Nah soal rakyat jadi doyan nasi, itu juga awalnya salah pemerintah. Di masa Orde Baru masyarakat yang terbiasa mengkonsumsi makanan non nasi, dijejali nasi. Padahal dulu, orang-orang Papua dan Maluku makan sagu, ubi atau talas. Orang Madura dan NTB dan NTT makan jagung. Setidaknya begitu yang kita baca dari buku pelajaran di SD tahun 70an. Tetapi sekarang konsumsi nasi sudah merata di seluruh tanah air. Itu lantaran pemerintah waktu itu (Orde Baru) menggalakkan penanaman padi, terutama padi gogo yang bisa panen dalam tempo 3 bulan. Padi ditanam dari Aceh hingga Papua. Bansos isinya beras, bukan jagung atau singkong.
Sekarang setelah rakyat sakau jika tak ketemu nasi, malah disarankan makan tanaman berkabohidrat lainnya. Ini kan kacau.
Percayalah, tanpa contoh dari atas dan aksi nyata, himbauan ini gak bakal jalan. Waktu Nur Marhmudi Ismail jadi Walikota Depok, ia pernah membuat program One Day No Rice (ODNR / sehari tidak makan nasi) di kantor-kantor pemerintahan di Depok. Waktu itu saja banyak pegawai negeri di Kota Depok yang diam-diam pergi ke warung nasi, saat jam makan siang. Setelah Nur Mahmudi lengser, program itu langsung raib.
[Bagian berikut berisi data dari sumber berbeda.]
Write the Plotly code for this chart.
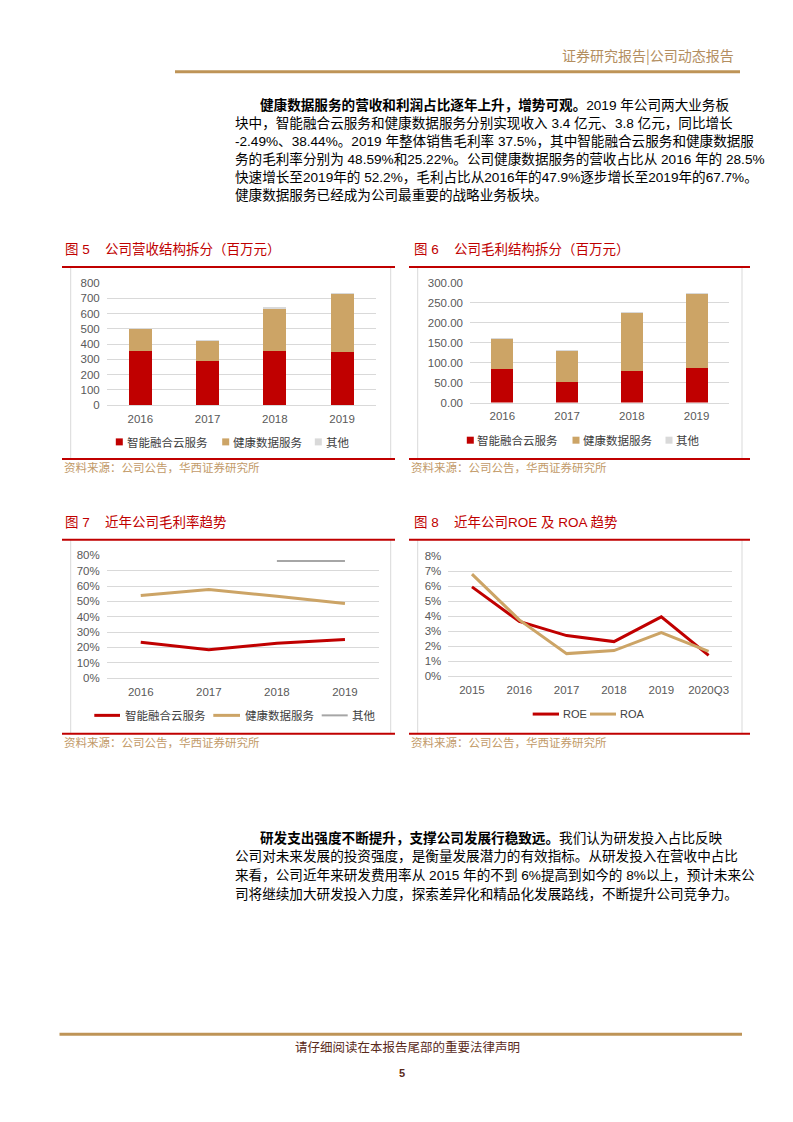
import plotly.graph_objects as go

# ---------------- data ----------------
years = ['2016', '2017', '2018', '2019']
rev_smart = [358, 287, 353, 346]
rev_health = [147, 136, 279, 382]
rev_other = [0.5, 0.5, 6, 6.5]

gp_smart = [83, 51, 78, 87]
gp_health = [77, 80, 147, 186]
gp_other = [0.5, 0.5, 1.7, 1.7]

gm_smart = [23.3, 18.5, 22.7, 25.22]
gm_health = [53.9, 57.8, 53.3, 48.59]
gm_other = [None, None, 76.3, 76.3]

ret_years = ['2015', '2016', '2017', '2018', '2019', '2020Q3']
roe = [5.95, 3.65, 2.7, 2.3, 3.95, 1.38]
roa = [6.8, 3.75, 1.5, 1.7, 2.9, 1.65]

series_names = ['智能融合云服务', '健康数据服务', '其他']

para1 = [
    '<b>健康数据服务的营收和利润占比逐年上升，增势可观。</b>2019 年公司两大业务板',
    '块中，智能融合云服务和健康数据服务分别实现收入 3.4 亿元、3.8 亿元，同比增长',
    '-2.49%、38.44%。2019 年整体销售毛利率 37.5%，其中智能融合云服务和健康数据服',
    '务的毛利率分别为 48.59%和25.22%。公司健康数据服务的营收占比从 2016 年的 28.5%',
    '快速增长至2019年的 52.2%，毛利占比从2016年的47.9%逐步增长至2019年的67.7%。',
    '健康数据服务已经成为公司最重要的战略业务板块。',
]
para2 = [
    '<b>研发支出强度不断提升，支撑公司发展行稳致远。</b>我们认为研发投入占比反映',
    '公司对未来发展的投资强度，是衡量发展潜力的有效指标。从研发投入在营收中占比',
    '来看，公司近年来研发费用率从 2015 年的不到 6%提高到如今的 8%以上，预计未来公',
    '司将继续加大研发投入力度，探索差异化和精品化发展路线，不断提升公司竞争力。',
]

# ---------------- styles ----------------
PAGE_W, PAGE_H = 793, 1122
OFF = 8                      # default body margin of the html page
W, H = PAGE_W - 2 * OFF, PAGE_H - 2 * OFF
RED = '#C00000'
TAN = '#CCA466'
GREY_BAR = '#D9D9D9'
GREY_LINE = '#A6A6A6'
GRID = '#D9D9D9'
TICK = '#595959'
TITLE_C = '#C00000'
SRC_C = '#C29A68'
HEAD_C = '#B38E60'
GOLD = '#BE9457'
CJK = 'Noto Sans CJK SC'
NUM = 'Liberation Sans, Noto Sans CJK SC'
VS, VB = 0.9896, 4.7          # vertical calibration of the photographed page


def X(px):
    return (px - OFF) / W


def Y(py):
    pyc = (py - VB) / VS
    return 1 - (pyc - OFF) / H


fig = go.Figure()

# chart 5: revenue
for vals, col, nm in zip([rev_smart, rev_health, rev_other], [RED, TAN, GREY_BAR], series_names):
    fig.add_trace(go.Bar(x=years, y=vals, name=nm, marker=dict(color=col, line=dict(width=0)),
                         xaxis='x', yaxis='y', showlegend=False))
# chart 6: gross profit
for vals, col, nm in zip([gp_smart, gp_health, gp_other], [RED, TAN, GREY_BAR], series_names):
    fig.add_trace(go.Bar(x=years, y=vals, name=nm, marker=dict(color=col, line=dict(width=0)),
                         xaxis='x2', yaxis='y2', showlegend=False))
# chart 7: gross margin
for vals, col, nm, w in zip([gm_smart, gm_health, gm_other], [RED, TAN, GREY_LINE], series_names, [3, 3, 2]):
    fig.add_trace(go.Scatter(x=years, y=vals, name=nm, mode='lines', line=dict(color=col, width=w),
                             xaxis='x3', yaxis='y3', showlegend=False))
# chart 8: ROE / ROA
for vals, col, nm in zip([roe, roa], [RED, TAN], ['ROE', 'ROA']):
    fig.add_trace(go.Scatter(x=ret_years, y=vals, name=nm, mode='lines', line=dict(color=col, width=3),
                             xaxis='x4', yaxis='y4', showlegend=False))

xfont = dict(family=NUM, size=11.5, color=TICK)
yfont = dict(family=NUM, size=11.5, color=TICK)


def xax(dom, anchor, n):
    return dict(domain=[X(dom[0]), X(dom[1])], anchor=anchor, type='category', showgrid=False,
                range=[-0.5, n - 0.5],
                showline=True, linecolor=GRID, linewidth=1, ticks='', tickfont=xfont,
                fixedrange=True, ticklabelstandoff=3)


def yax(dom, anchor, rng, dtick, fmt=None, suffix=None):
    d = dict(domain=[Y(dom[0]), Y(dom[1])], anchor=anchor, range=rng, dtick=dtick, showgrid=True,
             gridcolor=GRID, gridwidth=1, zeroline=False, showline=False, ticks='', tickfont=yfont,
             fixedrange=True, ticklabelstandoff=6)
    if fmt:
        d['tickformat'] = fmt
    if suffix:
        d['ticksuffix'] = suffix
    return d


fig.update_layout(
    width=W, height=H, margin=dict(l=0, r=0, t=0, b=0),
    paper_bgcolor='white', plot_bgcolor='white',
    barmode='stack', bargap=0.66,
    xaxis=xax((106.7, 375.7), 'y', len(years)),
    yaxis=yax((404, 281.7), 'x', [0, 800], 100),
    xaxis2=xax((470, 729), 'y2', len(years)),
    yaxis2=yax((401.3, 281.7), 'x2', [0, 300], 50, fmt='.2f'),
    xaxis3=xax((106.7, 379), 'y3', len(years)),
    yaxis3=yax((677, 554.3), 'x3', [0, 80], 10, suffix='%'),
    xaxis4=xax((448.3, 732.3), 'y4', len(ret_years)),
    yaxis4=yax((675, 555), 'x4', [0, 8], 1, suffix='%'),
)

shapes = []
annots = []


def hline(x0, x1, y, color, width):
    shapes.append(dict(type='line', xref='paper', yref='paper', x0=X(x0), x1=X(x1), y0=Y(y), y1=Y(y),
                       line=dict(color=color, width=width)))


def vline(x, y0, y1, color, width):
    shapes.append(dict(type='line', xref='paper', yref='paper', x0=X(x), x1=X(x), y0=Y(y0), y1=Y(y1),
                       line=dict(color=color, width=width)))


def text(x, y, s, size, color, family=CJK, anchor='left'):
    annots.append(dict(xref='paper', yref='paper', x=X(x), y=Y(y), text=s, showarrow=False,
                       xanchor=anchor, yanchor='middle', font=dict(family=family, size=size, color=color)))


# header
text(736, 54, '证券研究报告|公司动态报告', 14, HEAD_C, anchor='right')
hline(175, 740, 70.5, GOLD, 3)

# paragraphs
for i, line in enumerate(para1):
    text(258 if i == 0 else 233, 103.5 + 18.1 * i, line, 13.6, '#000000', family=NUM)
for i, line in enumerate(para2):
    text(258 if i == 0 else 233, 837 + 18.6 * i, line, 13.6, '#000000', family=NUM)

# chart frames
panels = [
    dict(x0=62, x1=395, bl=70.7, br=390.7, top=265.7, bot=457.7, tx=63.3, ty=248, num='图 5',
         title='公司营收结构拆分（百万元）', title_x=103.3),
    dict(x0=409, x1=750, bl=417.7, br=742, top=265.7, bot=457.7, tx=412.3, ty=248, num='图 6',
         title='公司毛利结构拆分（百万元）', title_x=451.7),
    dict(x0=62, x1=395, bl=70.7, br=390.7, top=538.7, bot=732.7, tx=63.3, ty=521, num='图 7',
         title='近年公司毛利率趋势', title_x=103.3),
    dict(x0=409, x1=750, bl=417.7, br=742, top=538.7, bot=732.7, tx=412.3, ty=521, num='图 8',
         title='近年公司ROE 及 ROA 趋势', title_x=451.7),
]
for p in panels:
    vline(p['bl'], p['top'], p['bot'], GRID, 1)
    vline(p['br'], p['top'], p['bot'], GRID, 1)
    hline(p['x0'], p['x1'], p['top'], RED, 2)
    hline(p['x0'], p['x1'], p['bot'], RED, 2)
    text(p['tx'], p['ty'], p['num'], 13.5, TITLE_C, family=NUM)
    text(p['title_x'], p['ty'], p['title'], 13.5, TITLE_C, family=NUM)
    text(p['x0'], p['bot'] + 8.5, '资料来源：公司公告，华西证券研究所', 11.5, SRC_C)


# legends (manual)
def sq(cx, cy, color, s=7):
    shapes.append(dict(type='rect', xref='paper', yref='paper', x0=X(cx - s / 2), x1=X(cx + s / 2),
                       y0=Y(cy + s / 2), y1=Y(cy - s / 2), line=dict(width=0), fillcolor=color))


leg_c = '#404040'
bar_cols = [RED, TAN, GREY_BAR]
for (cx, tx), col, nm in zip([(119.3, 125), (225.7, 231), (318.3, 323.5)], bar_cols, series_names):
    sq(cx, 440.7, col)
    text(tx, 440.7, nm, 11.5, leg_c)
for (cx, tx), col, nm in zip([(470.3, 474.5), (576, 581), (669, 673.5)], bar_cols, series_names):
    sq(cx, 439, col)
    text(tx, 439, nm, 11.5, leg_c)
line_cols = [RED, TAN, GREY_LINE]
for (lx0, lx1, tx), col, nm, w in zip([(94.3, 120, 122.5), (213.3, 240, 242.5), (321.7, 347.7, 350)],
                                       line_cols, series_names, [3, 3, 2]):
    hline(lx0, lx1, 714.3, col, w)
    text(tx, 714.3, nm, 11.5, leg_c)
for (lx0, lx1, tx), col, nm in zip([(532.7, 559, 561), (590, 616, 617.5)], [RED, TAN], ['ROE', 'ROA']):
    hline(lx0, lx1, 713, col, 3)
    text(tx, 713, nm, 11, leg_c, family=NUM)

# footer
hline(59.5, 742, 1033.3, GOLD, 3)
text(407, 1046, '请仔细阅读在本报告尾部的重要法律声明', 12.5, '#5A2A1A', anchor='center')
text(401.6, 1072.5, '<b>5</b>', 11, '#5A2A1A', family=NUM, anchor='center')

fig.update_layout(shapes=shapes, annotations=annots)

fig.write_html('out.html', config={'displayModeBar': False})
Nasi merupakan makanan pokok orang Indonesia yang tidak tergoyahkan posisinya. Banyak orang yang merasa belum makan, kalau belum makan nasi. Roti, jagung, bahkan jajanan berbahan dasar beras seperti lontong, bubur, ketupat dan lain-lain, hanya dianggap pengganjal perut.
Untuk membiasakan masyarakat makan
makanan pengganti nasi, pemerintah harus memberi contoh. Tiru saja gagasan ODNRnya Nur Mahmudi. Wajibkan seluruh pegawai pemerintah, TNI dan Polri untuk makan pengganti nasi di tempat kerja, minimal sekali seminggu. Yang melanggar diberi sanksi. Setelah itu rakyat mengikuti. Itu dijamin efektif mengurangi konsumsi beras. Cuma persoalannya, ya itu tadi. Jika pegawai negeri sipil, TNI / Polri lalu diikuti rakyat beralih ke makanan non beras, apakah pasokannya cukup, tata niaganya bisa diatur ? Hari ini saja, menurut berita di TV, harga singkong yang biasanya Rp.5000 di pedagang eceran, sudah naik jadi Rp.7.000. (herman wijaya)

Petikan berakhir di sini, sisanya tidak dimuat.